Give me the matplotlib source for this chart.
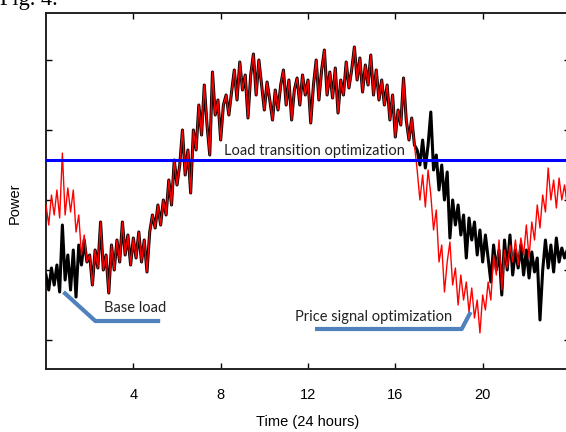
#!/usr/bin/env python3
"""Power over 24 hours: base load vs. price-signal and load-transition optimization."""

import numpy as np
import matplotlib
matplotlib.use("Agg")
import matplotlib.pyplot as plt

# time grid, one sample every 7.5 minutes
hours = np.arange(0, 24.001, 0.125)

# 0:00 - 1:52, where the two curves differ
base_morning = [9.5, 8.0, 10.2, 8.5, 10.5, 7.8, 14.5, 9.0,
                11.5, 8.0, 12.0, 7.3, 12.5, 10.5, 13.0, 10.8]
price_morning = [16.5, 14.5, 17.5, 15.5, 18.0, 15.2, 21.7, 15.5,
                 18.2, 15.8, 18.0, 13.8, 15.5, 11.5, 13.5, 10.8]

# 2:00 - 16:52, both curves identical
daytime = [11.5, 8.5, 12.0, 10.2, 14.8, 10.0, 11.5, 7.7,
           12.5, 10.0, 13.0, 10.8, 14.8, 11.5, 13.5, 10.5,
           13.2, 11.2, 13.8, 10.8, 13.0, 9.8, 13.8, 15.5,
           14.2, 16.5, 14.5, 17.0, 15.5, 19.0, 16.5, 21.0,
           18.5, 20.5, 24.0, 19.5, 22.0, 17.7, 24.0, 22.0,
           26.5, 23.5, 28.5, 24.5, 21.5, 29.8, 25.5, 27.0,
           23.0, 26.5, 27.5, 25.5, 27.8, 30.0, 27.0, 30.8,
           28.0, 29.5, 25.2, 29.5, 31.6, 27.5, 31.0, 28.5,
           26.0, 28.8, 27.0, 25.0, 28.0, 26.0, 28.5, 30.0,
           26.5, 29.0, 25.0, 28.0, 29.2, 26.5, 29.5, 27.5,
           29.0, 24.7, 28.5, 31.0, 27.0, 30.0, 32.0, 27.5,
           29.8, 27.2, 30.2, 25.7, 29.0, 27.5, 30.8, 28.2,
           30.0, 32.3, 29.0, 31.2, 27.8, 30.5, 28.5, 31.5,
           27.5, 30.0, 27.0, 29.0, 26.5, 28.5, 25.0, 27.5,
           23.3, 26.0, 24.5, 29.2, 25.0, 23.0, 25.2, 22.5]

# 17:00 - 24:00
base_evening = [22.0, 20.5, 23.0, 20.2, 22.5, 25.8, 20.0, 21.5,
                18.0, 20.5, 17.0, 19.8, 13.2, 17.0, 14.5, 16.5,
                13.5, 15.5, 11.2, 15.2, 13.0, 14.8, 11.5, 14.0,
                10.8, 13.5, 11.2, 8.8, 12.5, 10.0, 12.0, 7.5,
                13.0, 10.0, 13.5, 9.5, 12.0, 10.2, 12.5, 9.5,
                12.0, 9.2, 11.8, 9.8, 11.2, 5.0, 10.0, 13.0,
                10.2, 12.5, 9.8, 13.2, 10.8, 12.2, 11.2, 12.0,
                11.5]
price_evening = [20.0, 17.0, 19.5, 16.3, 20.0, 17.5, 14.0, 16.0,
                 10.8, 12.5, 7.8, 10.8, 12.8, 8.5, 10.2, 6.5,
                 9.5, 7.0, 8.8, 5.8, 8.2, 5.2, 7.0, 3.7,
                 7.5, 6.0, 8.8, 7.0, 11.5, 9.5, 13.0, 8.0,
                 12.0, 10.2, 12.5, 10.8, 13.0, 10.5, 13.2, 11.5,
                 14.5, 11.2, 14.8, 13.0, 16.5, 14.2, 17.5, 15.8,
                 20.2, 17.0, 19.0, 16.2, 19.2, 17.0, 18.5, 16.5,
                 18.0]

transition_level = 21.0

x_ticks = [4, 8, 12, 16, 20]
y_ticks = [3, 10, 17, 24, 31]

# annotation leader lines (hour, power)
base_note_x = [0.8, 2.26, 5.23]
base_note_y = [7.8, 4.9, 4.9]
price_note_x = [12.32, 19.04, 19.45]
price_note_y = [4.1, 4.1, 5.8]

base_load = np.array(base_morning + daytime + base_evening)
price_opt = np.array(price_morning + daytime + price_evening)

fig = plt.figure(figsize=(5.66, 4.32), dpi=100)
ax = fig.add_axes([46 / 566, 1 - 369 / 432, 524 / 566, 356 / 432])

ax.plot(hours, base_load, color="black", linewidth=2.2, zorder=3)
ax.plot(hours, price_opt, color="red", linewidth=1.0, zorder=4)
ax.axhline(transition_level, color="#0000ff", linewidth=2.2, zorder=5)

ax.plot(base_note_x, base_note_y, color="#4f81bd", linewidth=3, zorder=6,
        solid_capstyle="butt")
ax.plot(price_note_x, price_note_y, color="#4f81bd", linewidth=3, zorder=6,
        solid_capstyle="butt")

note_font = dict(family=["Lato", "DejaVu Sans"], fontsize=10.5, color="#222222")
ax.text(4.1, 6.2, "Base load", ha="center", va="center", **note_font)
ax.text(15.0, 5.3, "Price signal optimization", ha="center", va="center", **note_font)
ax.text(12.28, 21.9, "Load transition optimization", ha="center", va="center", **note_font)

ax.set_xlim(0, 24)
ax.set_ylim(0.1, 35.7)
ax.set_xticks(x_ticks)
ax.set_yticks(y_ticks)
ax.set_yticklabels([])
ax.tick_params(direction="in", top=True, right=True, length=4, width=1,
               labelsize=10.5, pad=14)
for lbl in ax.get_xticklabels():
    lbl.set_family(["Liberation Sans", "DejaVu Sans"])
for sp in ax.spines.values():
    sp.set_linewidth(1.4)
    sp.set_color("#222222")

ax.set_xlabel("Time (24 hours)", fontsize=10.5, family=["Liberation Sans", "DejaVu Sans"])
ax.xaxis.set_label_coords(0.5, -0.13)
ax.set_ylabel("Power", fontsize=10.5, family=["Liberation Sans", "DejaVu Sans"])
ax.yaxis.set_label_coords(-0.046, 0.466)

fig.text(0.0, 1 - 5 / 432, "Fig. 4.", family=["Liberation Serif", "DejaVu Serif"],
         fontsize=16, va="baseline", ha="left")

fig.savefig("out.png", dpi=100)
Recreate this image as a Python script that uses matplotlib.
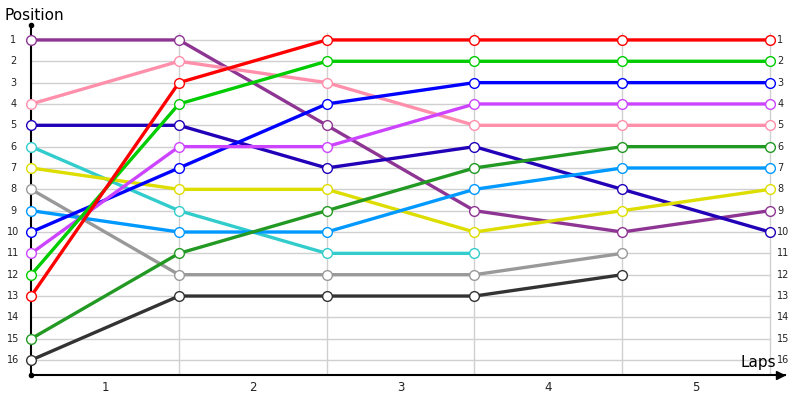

= What you need to do =
Every line should be retyped exactly, with the pictures omitted.

= Solution for this problem =
Give me the matplotlib source for this chart.
#!/usr/bin/env python3
"""Power over 24 hours: base load vs. price-signal and load-transition optimization."""

import numpy as np
import matplotlib
matplotlib.use("Agg")
import matplotlib.pyplot as plt

# time grid, one sample every 7.5 minutes
hours = np.arange(0, 24.001, 0.125)

# 0:00 - 1:52, where the two curves differ
base_morning = [9.5, 8.0, 10.2, 8.5, 10.5, 7.8, 14.5, 9.0,
                11.5, 8.0, 12.0, 7.3, 12.5, 10.5, 13.0, 10.8]
price_morning = [16.5, 14.5, 17.5, 15.5, 18.0, 15.2, 21.7, 15.5,
                 18.2, 15.8, 18.0, 13.8, 15.5, 11.5, 13.5, 10.8]

# 2:00 - 16:52, both curves identical
daytime = [11.5, 8.5, 12.0, 10.2, 14.8, 10.0, 11.5, 7.7,
           12.5, 10.0, 13.0, 10.8, 14.8, 11.5, 13.5, 10.5,
           13.2, 11.2, 13.8, 10.8, 13.0, 9.8, 13.8, 15.5,
           14.2, 16.5, 14.5, 17.0, 15.5, 19.0, 16.5, 21.0,
           18.5, 20.5, 24.0, 19.5, 22.0, 17.7, 24.0, 22.0,
           26.5, 23.5, 28.5, 24.5, 21.5, 29.8, 25.5, 27.0,
           23.0, 26.5, 27.5, 25.5, 27.8, 30.0, 27.0, 30.8,
           28.0, 29.5, 25.2, 29.5, 31.6, 27.5, 31.0, 28.5,
           26.0, 28.8, 27.0, 25.0, 28.0, 26.0, 28.5, 30.0,
           26.5, 29.0, 25.0, 28.0, 29.2, 26.5, 29.5, 27.5,
           29.0, 24.7, 28.5, 31.0, 27.0, 30.0, 32.0, 27.5,
           29.8, 27.2, 30.2, 25.7, 29.0, 27.5, 30.8, 28.2,
           30.0, 32.3, 29.0, 31.2, 27.8, 30.5, 28.5, 31.5,
           27.5, 30.0, 27.0, 29.0, 26.5, 28.5, 25.0, 27.5,
           23.3, 26.0, 24.5, 29.2, 25.0, 23.0, 25.2, 22.5]

# 17:00 - 24:00
base_evening = [22.0, 20.5, 23.0, 20.2, 22.5, 25.8, 20.0, 21.5,
                18.0, 20.5, 17.0, 19.8, 13.2, 17.0, 14.5, 16.5,
                13.5, 15.5, 11.2, 15.2, 13.0, 14.8, 11.5, 14.0,
                10.8, 13.5, 11.2, 8.8, 12.5, 10.0, 12.0, 7.5,
                13.0, 10.0, 13.5, 9.5, 12.0, 10.2, 12.5, 9.5,
                12.0, 9.2, 11.8, 9.8, 11.2, 5.0, 10.0, 13.0,
                10.2, 12.5, 9.8, 13.2, 10.8, 12.2, 11.2, 12.0,
                11.5]
price_evening = [20.0, 17.0, 19.5, 16.3, 20.0, 17.5, 14.0, 16.0,
                 10.8, 12.5, 7.8, 10.8, 12.8, 8.5, 10.2, 6.5,
                 9.5, 7.0, 8.8, 5.8, 8.2, 5.2, 7.0, 3.7,
                 7.5, 6.0, 8.8, 7.0, 11.5, 9.5, 13.0, 8.0,
                 12.0, 10.2, 12.5, 10.8, 13.0, 10.5, 13.2, 11.5,
                 14.5, 11.2, 14.8, 13.0, 16.5, 14.2, 17.5, 15.8,
                 20.2, 17.0, 19.0, 16.2, 19.2, 17.0, 18.5, 16.5,
                 18.0]

transition_level = 21.0

x_ticks = [4, 8, 12, 16, 20]
y_ticks = [3, 10, 17, 24, 31]

# annotation leader lines (hour, power)
base_note_x = [0.8, 2.26, 5.23]
base_note_y = [7.8, 4.9, 4.9]
price_note_x = [12.32, 19.04, 19.45]
price_note_y = [4.1, 4.1, 5.8]

base_load = np.array(base_morning + daytime + base_evening)
price_opt = np.array(price_morning + daytime + price_evening)

fig = plt.figure(figsize=(5.66, 4.32), dpi=100)
ax = fig.add_axes([46 / 566, 1 - 369 / 432, 524 / 566, 356 / 432])

ax.plot(hours, base_load, color="black", linewidth=2.2, zorder=3)
ax.plot(hours, price_opt, color="red", linewidth=1.0, zorder=4)
ax.axhline(transition_level, color="#0000ff", linewidth=2.2, zorder=5)

ax.plot(base_note_x, base_note_y, color="#4f81bd", linewidth=3, zorder=6,
        solid_capstyle="butt")
ax.plot(price_note_x, price_note_y, color="#4f81bd", linewidth=3, zorder=6,
        solid_capstyle="butt")

note_font = dict(family=["Lato", "DejaVu Sans"], fontsize=10.5, color="#222222")
ax.text(4.1, 6.2, "Base load", ha="center", va="center", **note_font)
ax.text(15.0, 5.3, "Price signal optimization", ha="center", va="center", **note_font)
ax.text(12.28, 21.9, "Load transition optimization", ha="center", va="center", **note_font)

ax.set_xlim(0, 24)
ax.set_ylim(0.1, 35.7)
ax.set_xticks(x_ticks)
ax.set_yticks(y_ticks)
ax.set_yticklabels([])
ax.tick_params(direction="in", top=True, right=True, length=4, width=1,
               labelsize=10.5, pad=14)
for lbl in ax.get_xticklabels():
    lbl.set_family(["Liberation Sans", "DejaVu Sans"])
for sp in ax.spines.values():
    sp.set_linewidth(1.4)
    sp.set_color("#222222")

ax.set_xlabel("Time (24 hours)", fontsize=10.5, family=["Liberation Sans", "DejaVu Sans"])
ax.xaxis.set_label_coords(0.5, -0.13)
ax.set_ylabel("Power", fontsize=10.5, family=["Liberation Sans", "DejaVu Sans"])
ax.yaxis.set_label_coords(-0.046, 0.466)

fig.text(0.0, 1 - 5 / 432, "Fig. 4.", family=["Liberation Serif", "DejaVu Serif"],
         fontsize=16, va="baseline", ha="left")

fig.savefig("out.png", dpi=100)
Recreate this image as a Python script that uses matplotlib.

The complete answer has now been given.